Originally Posted by fattydq
It seems simple to you but I still don't understand. how does 25x^2+1 divide into 25x^2+5 and turn out to be five. I mean 2+4 divided by 2+ 2 isn't 2 just because the 2's can cancel out, if that makes sense.

Sorry, let me make it more clear.

We are using $u=\arctan5x,$ which gives $du=\frac{5\,dx}{1+25x^2}\Rightarrow dx=\frac15(1+25x^2)\,du\text.$ Directly after the substitution, we have

$\int\frac u{1+25x^2}\left[\frac15(1+25x^2)\,du\right]$

$=\int u\left(\frac15\right)\left(\frac{1+25x^2}{1+25x^2} \right)du\text.$

Now, we can simplify and pull the constant out of the integrand to get

$\frac15\int u\,du\text.$

Does that help? If not, I'm afraid you'll have to wait a few hours before I can respond again, as I'll be leaving in a couple minutes.
• Feb 16th 2009, 01:38 PM
fattydq
I still don't understand where the 1/5 comes from. What do you have to multiply by 1/5? Normally I treat these problems as you want your u's derivative (du) to contain part of the function so that you can divide it out, and 25x^2+1 just doesn't divide nto 25x^5 evenly how does this become 1/5.
• Feb 16th 2009, 01:48 PM
Reckoner
Quote:

Originally Posted by fattydq
I still don't understand where the 1/5 comes from. What do you have to multiply by 1/5? Normally I treat these problems as you want your u's derivative (du) to contain part of the function so that you can divide it out, and 25x^2+1 just doesn't divide nto 25x^5 evenly how does this become 1/5.

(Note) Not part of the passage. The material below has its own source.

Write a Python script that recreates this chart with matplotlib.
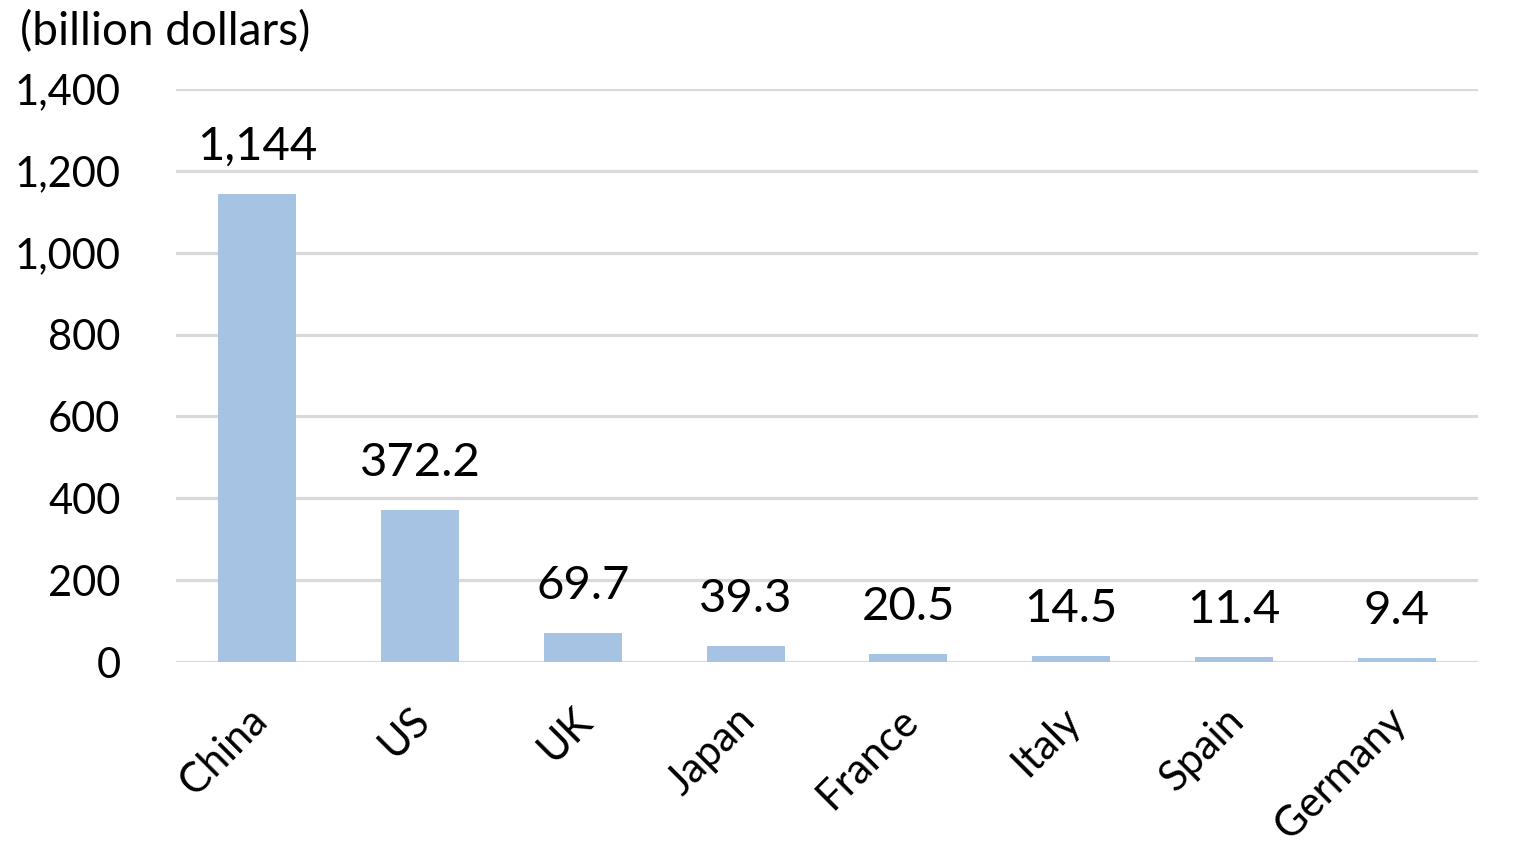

Okay, real quick before I go: the $\frac15$ comes from the substitution for $dx\text.$ The reason it is there is because of the use of the chain rule in differentiating $\arctan5x\text.$ The 5 was a result of the chain rule, and when solving for $dx$ it becomes $\frac15,$ which is then inserted into the integral when we substitute.